The problem:
Without the pictures, repeat the listing character for character.

○ ○ ○ ○

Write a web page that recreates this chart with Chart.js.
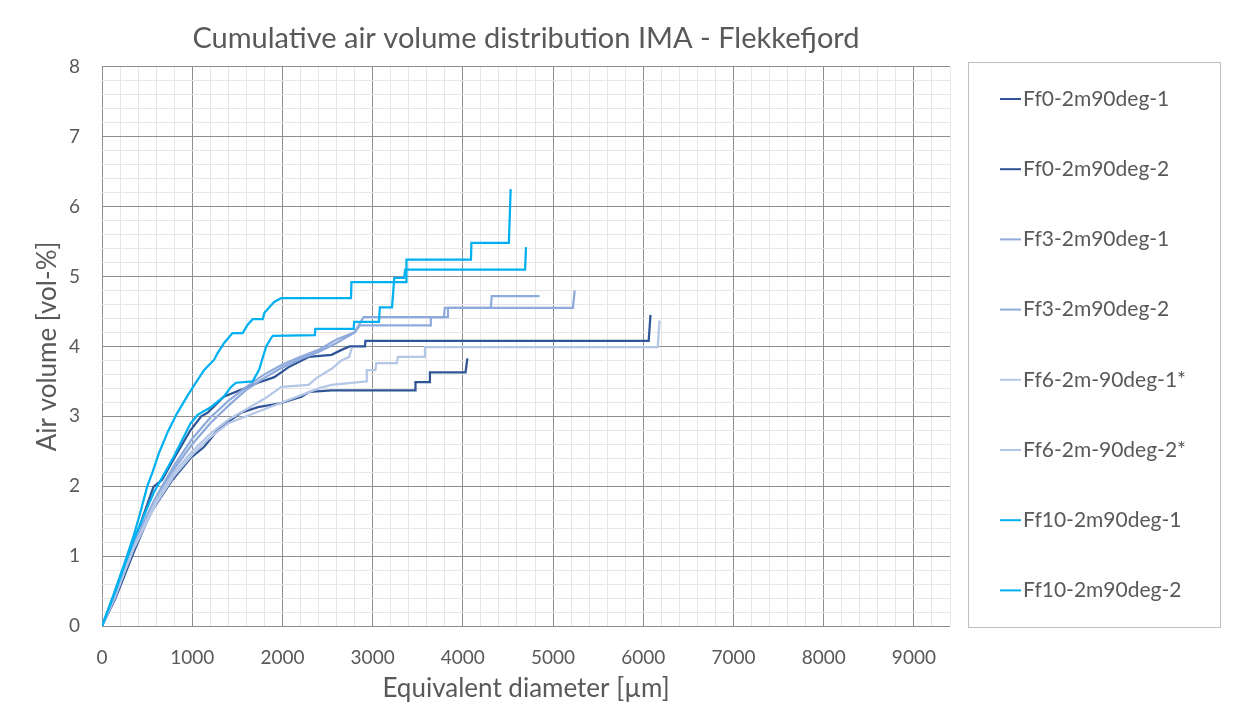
<!DOCTYPE html>
<html><head><meta charset="utf-8">
<script src="https://cdn.jsdelivr.net/npm/chart.js@4.4.1/dist/chart.umd.min.js"></script>
<style>html,body{margin:0;padding:0;background:#fff;}</style>
</head><body>
<canvas id="c" width="1249" height="713"></canvas>
<script>
// ---- data ----
const seriesNames = ["Ff0-2m90deg-1","Ff0-2m90deg-2","Ff3-2m90deg-1","Ff3-2m90deg-2","Ff6-2m-90deg-1*","Ff6-2m-90deg-2*","Ff10-2m90deg-1","Ff10-2m90deg-2"];
const seriesColors = ["#2F5597","#305496","#8FAADC","#8EA9DB","#B4C7E7","#B4C6E7","#00B0F0","#00B0F0"];

const ff0_1_d = [0,150,350,450,570,665,800,980,1100,1170,1350,1540,1730,1910,2065,2290,2545,2655,2745,2915,2920,6060,6080];
const ff0_1_v = [0,0.45,1.15,1.55,1.99,2.09,2.4,2.8,3.0,3.05,3.28,3.38,3.48,3.56,3.7,3.85,3.88,3.95,4.0,4.0,4.08,4.08,4.45];

const ff0_2_d = [0,150,350,535,780,980,1130,1300,1540,1730,1990,2210,2300,2545,3470,3475,3630,3635,4030,4050];
const ff0_2_v = [0,0.4,1.05,1.61,2.09,2.4,2.56,2.83,3.05,3.13,3.19,3.28,3.35,3.37,3.37,3.49,3.49,3.63,3.63,3.83];

const ff3_1_d = [0,150,350,600,800,1000,1200,1400,1600,1800,2000,2200,2400,2600,2800,2860,3640,3645,3830,3835,4310,4320,4850];
const ff3_1_v = [0,0.45,1.2,1.85,2.3,2.68,2.98,3.22,3.42,3.6,3.74,3.85,3.95,4.1,4.2,4.3,4.3,4.42,4.42,4.55,4.55,4.72,4.72];

const ff3_2_d = [0,150,350,600,800,1000,1200,1400,1600,1800,2000,2200,2400,2600,2800,2900,3790,3800,5220,5240];
const ff3_2_v = [0,0.42,1.15,1.8,2.25,2.6,2.9,3.15,3.38,3.55,3.7,3.82,3.92,4.05,4.2,4.42,4.42,4.55,4.55,4.8];

const ff6_1_d = [0,150,350,600,800,1000,1200,1400,1600,1800,2000,2200,2400,2545,2930,2935,3030,3040,3270,3280,3570,3580,6160,6180];
const ff6_1_v = [0,0.45,1.1,1.75,2.15,2.45,2.7,2.9,3.0,3.1,3.2,3.3,3.4,3.45,3.5,3.66,3.66,3.76,3.76,3.85,3.85,3.99,3.99,4.37];

const ff6_2_d = [0,150,350,600,800,1000,1200,1400,1600,1800,1990,2290,2380,2545,2655,2740,2770];
const ff6_2_v = [0,0.45,1.12,1.8,2.2,2.5,2.75,2.95,3.1,3.25,3.42,3.45,3.55,3.68,3.8,3.85,3.98];

const ff10_1_d = [0,120,250,346,420,500,560,630,730,835,950,1060,1131,1243,1280,1354,1447,1559,1615,1670,1782,1800,1875,1912,1987,2760,2765,3370,3375,4090,4095,4510,4530];
const ff10_1_v = [0,0.42,0.9,1.27,1.6,1.99,2.2,2.47,2.78,3.05,3.3,3.52,3.66,3.81,3.9,4.05,4.19,4.19,4.31,4.39,4.39,4.48,4.59,4.64,4.69,4.69,4.92,4.92,5.24,5.24,5.48,5.48,6.25];

const ff10_2_d = [0,150,350,570,795,982,1060,1205,1350,1430,1485,1670,1740,1780,1820,1875,1893,2360,2365,2790,2795,3070,3080,3215,3240,3350,3360,4690,4700];
const ff10_2_v = [0,0.5,1.23,1.9,2.42,2.9,3.02,3.13,3.28,3.42,3.48,3.5,3.66,3.83,4.0,4.12,4.15,4.16,4.25,4.25,4.35,4.35,4.56,4.56,4.98,4.98,5.1,5.1,5.42];

const seriesD = [ff0_1_d, ff0_2_d, ff3_1_d, ff3_2_d, ff6_1_d, ff6_2_d, ff10_1_d, ff10_2_d];
const seriesV = [ff0_1_v, ff0_2_v, ff3_1_v, ff3_2_v, ff6_1_v, ff6_2_v, ff10_1_v, ff10_2_v];

const xMax = 9400, xMinorStep = 200, xMajorStep = 1000;
const yMax = 8, yMinorStep = 0.2, yMajorStep = 1;

// ---- chart ----
const FONT = 'Lato, "Open Sans", "Noto Sans", sans-serif';
const TXT = '#595959';
const isMult = (v, s) => Math.abs(v / s - Math.round(v / s)) < 1e-6;

const datasets = seriesNames.map((name, i) => ({
  label: name,
  data: seriesD[i].map((d, k) => ({x: d, y: seriesV[i][k]})),
  borderColor: seriesColors[i],
  backgroundColor: seriesColors[i],
  borderWidth: 2.25,
  pointRadius: 0,
  tension: 0,
  fill: false,
  order: seriesNames.length - 1 - i
}));

const legendBox = {
  id: 'legendBox',
  afterDraw(chart) {
    const ctx = chart.ctx;
    ctx.save();
    ctx.strokeStyle = '#BFBFBF';
    ctx.lineWidth = 1;
    ctx.strokeRect(968.5, 62.5, 252, 565);
    ctx.font = '21px ' + FONT;
    ctx.textBaseline = 'middle';
    ctx.fillStyle = TXT;
    chart.data.datasets.forEach((ds, i) => {
      const y = 99 + i * 70.2;
      ctx.strokeStyle = ds.borderColor;
      ctx.lineWidth = 2;
      ctx.beginPath(); ctx.moveTo(1000, y); ctx.lineTo(1021, y); ctx.stroke();
      ctx.fillText(ds.label, 1023, y);
    });
    ctx.restore();
  }
};

new Chart(document.getElementById('c'), {
  type: 'line',
  data: { datasets },
  options: {
    responsive: false,
    animation: false,
    devicePixelRatio: 1,
    layout: { padding: { left: 28, right: 299, top: 3, bottom: 5 } },
    plugins: {
      legend: { display: false },
      tooltip: { enabled: false },
      title: {
        display: true,
        text: 'Cumulative air volume distribution IMA - Flekkefjord',
        fullSize: false,
        color: TXT,
        font: { family: FONT, size: 29, weight: 'normal' },
        padding: { top: 18, bottom: 11 }
      }
    },
    scales: {
      x: {
        type: 'linear', min: 0, max: xMax,
        afterFit: s => { s.height = 82; },
        ticks: {
          stepSize: xMinorStep, autoSkip: false, maxRotation: 0,
          color: TXT, padding: 20, font: { family: FONT, size: 19 },
          callback: v => isMult(v, xMajorStep) ? String(v) : ''
        },
        grid: {
          drawTicks: false, lineWidth: 1,
          color: c => isMult(c.tick.value, xMajorStep) ? '#8E8E8E' : '#E6E6E6'
        },
        border: { display: false },
        title: { display: true, text: 'Equivalent diameter [µm]', color: TXT, font: { family: FONT, size: 26 }, padding: { top: 4, bottom: 4 } }
      },
      y: {
        type: 'linear', min: 0, max: yMax,
        afterFit: s => { s.width = 74; },
        ticks: {
          stepSize: yMinorStep, autoSkip: false,
          color: TXT, padding: 22, font: { family: FONT, size: 19 },
          callback: v => isMult(v, yMajorStep) ? String(Math.round(v)) : ''
        },
        grid: {
          drawTicks: false, lineWidth: 1,
          color: c => isMult(c.tick.value, yMajorStep) ? '#8E8E8E' : '#E6E6E6'
        },
        border: { display: false },
        title: { display: true, text: 'Air volume [vol-%]', color: TXT, font: { family: FONT, size: 26 }, padding: { top: 4, bottom: 4 } }
      }
    }
  },
  plugins: [legendBox]
});
</script>
</body></html>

○ ○ ○ ○

Expected answer:
Write a web page that recreates this chart with Chart.js.
<!DOCTYPE html>
<html><head><meta charset="utf-8">
<script src="https://cdn.jsdelivr.net/npm/chart.js@4.4.1/dist/chart.umd.min.js"></script>
<style>html,body{margin:0;padding:0;background:#fff;}</style>
</head><body>
<canvas id="c" width="1249" height="713"></canvas>
<script>
// ---- data ----
const seriesNames = ["Ff0-2m90deg-1","Ff0-2m90deg-2","Ff3-2m90deg-1","Ff3-2m90deg-2","Ff6-2m-90deg-1*","Ff6-2m-90deg-2*","Ff10-2m90deg-1","Ff10-2m90deg-2"];
const seriesColors = ["#2F5597","#305496","#8FAADC","#8EA9DB","#B4C7E7","#B4C6E7","#00B0F0","#00B0F0"];

const ff0_1_d = [0,150,350,450,570,665,800,980,1100,1170,1350,1540,1730,1910,2065,2290,2545,2655,2745,2915,2920,6060,6080];
const ff0_1_v = [0,0.45,1.15,1.55,1.99,2.09,2.4,2.8,3.0,3.05,3.28,3.38,3.48,3.56,3.7,3.85,3.88,3.95,4.0,4.0,4.08,4.08,4.45];

const ff0_2_d = [0,150,350,535,780,980,1130,1300,1540,1730,1990,2210,2300,2545,3470,3475,3630,3635,4030,4050];
const ff0_2_v = [0,0.4,1.05,1.61,2.09,2.4,2.56,2.83,3.05,3.13,3.19,3.28,3.35,3.37,3.37,3.49,3.49,3.63,3.63,3.83];

const ff3_1_d = [0,150,350,600,800,1000,1200,1400,1600,1800,2000,2200,2400,2600,2800,2860,3640,3645,3830,3835,4310,4320,4850];
const ff3_1_v = [0,0.45,1.2,1.85,2.3,2.68,2.98,3.22,3.42,3.6,3.74,3.85,3.95,4.1,4.2,4.3,4.3,4.42,4.42,4.55,4.55,4.72,4.72];

const ff3_2_d = [0,150,350,600,800,1000,1200,1400,1600,1800,2000,2200,2400,2600,2800,2900,3790,3800,5220,5240];
const ff3_2_v = [0,0.42,1.15,1.8,2.25,2.6,2.9,3.15,3.38,3.55,3.7,3.82,3.92,4.05,4.2,4.42,4.42,4.55,4.55,4.8];

const ff6_1_d = [0,150,350,600,800,1000,1200,1400,1600,1800,2000,2200,2400,2545,2930,2935,3030,3040,3270,3280,3570,3580,6160,6180];
const ff6_1_v = [0,0.45,1.1,1.75,2.15,2.45,2.7,2.9,3.0,3.1,3.2,3.3,3.4,3.45,3.5,3.66,3.66,3.76,3.76,3.85,3.85,3.99,3.99,4.37];

const ff6_2_d = [0,150,350,600,800,1000,1200,1400,1600,1800,1990,2290,2380,2545,2655,2740,2770];
const ff6_2_v = [0,0.45,1.12,1.8,2.2,2.5,2.75,2.95,3.1,3.25,3.42,3.45,3.55,3.68,3.8,3.85,3.98];

const ff10_1_d = [0,120,250,346,420,500,560,630,730,835,950,1060,1131,1243,1280,1354,1447,1559,1615,1670,1782,1800,1875,1912,1987,2760,2765,3370,3375,4090,4095,4510,4530];
const ff10_1_v = [0,0.42,0.9,1.27,1.6,1.99,2.2,2.47,2.78,3.05,3.3,3.52,3.66,3.81,3.9,4.05,4.19,4.19,4.31,4.39,4.39,4.48,4.59,4.64,4.69,4.69,4.92,4.92,5.24,5.24,5.48,5.48,6.25];

const ff10_2_d = [0,150,350,570,795,982,1060,1205,1350,1430,1485,1670,1740,1780,1820,1875,1893,2360,2365,2790,2795,3070,3080,3215,3240,3350,3360,4690,4700];
const ff10_2_v = [0,0.5,1.23,1.9,2.42,2.9,3.02,3.13,3.28,3.42,3.48,3.5,3.66,3.83,4.0,4.12,4.15,4.16,4.25,4.25,4.35,4.35,4.56,4.56,4.98,4.98,5.1,5.1,5.42];

const seriesD = [ff0_1_d, ff0_2_d, ff3_1_d, ff3_2_d, ff6_1_d, ff6_2_d, ff10_1_d, ff10_2_d];
const seriesV = [ff0_1_v, ff0_2_v, ff3_1_v, ff3_2_v, ff6_1_v, ff6_2_v, ff10_1_v, ff10_2_v];

const xMax = 9400, xMinorStep = 200, xMajorStep = 1000;
const yMax = 8, yMinorStep = 0.2, yMajorStep = 1;

// ---- chart ----
const FONT = 'Lato, "Open Sans", "Noto Sans", sans-serif';
const TXT = '#595959';
const isMult = (v, s) => Math.abs(v / s - Math.round(v / s)) < 1e-6;

const datasets = seriesNames.map((name, i) => ({
  label: name,
  data: seriesD[i].map((d, k) => ({x: d, y: seriesV[i][k]})),
  borderColor: seriesColors[i],
  backgroundColor: seriesColors[i],
  borderWidth: 2.25,
  pointRadius: 0,
  tension: 0,
  fill: false,
  order: seriesNames.length - 1 - i
}));

const legendBox = {
  id: 'legendBox',
  afterDraw(chart) {
    const ctx = chart.ctx;
    ctx.save();
    ctx.strokeStyle = '#BFBFBF';
    ctx.lineWidth = 1;
    ctx.strokeRect(968.5, 62.5, 252, 565);
    ctx.font = '21px ' + FONT;
    ctx.textBaseline = 'middle';
    ctx.fillStyle = TXT;
    chart.data.datasets.forEach((ds, i) => {
      const y = 99 + i * 70.2;
      ctx.strokeStyle = ds.borderColor;
      ctx.lineWidth = 2;
      ctx.beginPath(); ctx.moveTo(1000, y); ctx.lineTo(1021, y); ctx.stroke();
      ctx.fillText(ds.label, 1023, y);
    });
    ctx.restore();
  }
};

new Chart(document.getElementById('c'), {
  type: 'line',
  data: { datasets },
  options: {
    responsive: false,
    animation: false,
    devicePixelRatio: 1,
    layout: { padding: { left: 28, right: 299, top: 3, bottom: 5 } },
    plugins: {
      legend: { display: false },
      tooltip: { enabled: false },
      title: {
        display: true,
        text: 'Cumulative air volume distribution IMA - Flekkefjord',
        fullSize: false,
        color: TXT,
        font: { family: FONT, size: 29, weight: 'normal' },
        padding: { top: 18, bottom: 11 }
      }
    },
    scales: {
      x: {
        type: 'linear', min: 0, max: xMax,
        afterFit: s => { s.height = 82; },
        ticks: {
          stepSize: xMinorStep, autoSkip: false, maxRotation: 0,
          color: TXT, padding: 20, font: { family: FONT, size: 19 },
          callback: v => isMult(v, xMajorStep) ? String(v) : ''
        },
        grid: {
          drawTicks: false, lineWidth: 1,
          color: c => isMult(c.tick.value, xMajorStep) ? '#8E8E8E' : '#E6E6E6'
        },
        border: { display: false },
        title: { display: true, text: 'Equivalent diameter [µm]', color: TXT, font: { family: FONT, size: 26 }, padding: { top: 4, bottom: 4 } }
      },
      y: {
        type: 'linear', min: 0, max: yMax,
        afterFit: s => { s.width = 74; },
        ticks: {
          stepSize: yMinorStep, autoSkip: false,
          color: TXT, padding: 22, font: { family: FONT, size: 19 },
          callback: v => isMult(v, yMajorStep) ? String(Math.round(v)) : ''
        },
        grid: {
          drawTicks: false, lineWidth: 1,
          color: c => isMult(c.tick.value, yMajorStep) ? '#8E8E8E' : '#E6E6E6'
        },
        border: { display: false },
        title: { display: true, text: 'Air volume [vol-%]', color: TXT, font: { family: FONT, size: 26 }, padding: { top: 4, bottom: 4 } }
      }
    }
  },
  plugins: [legendBox]
});
</script>
</body></html>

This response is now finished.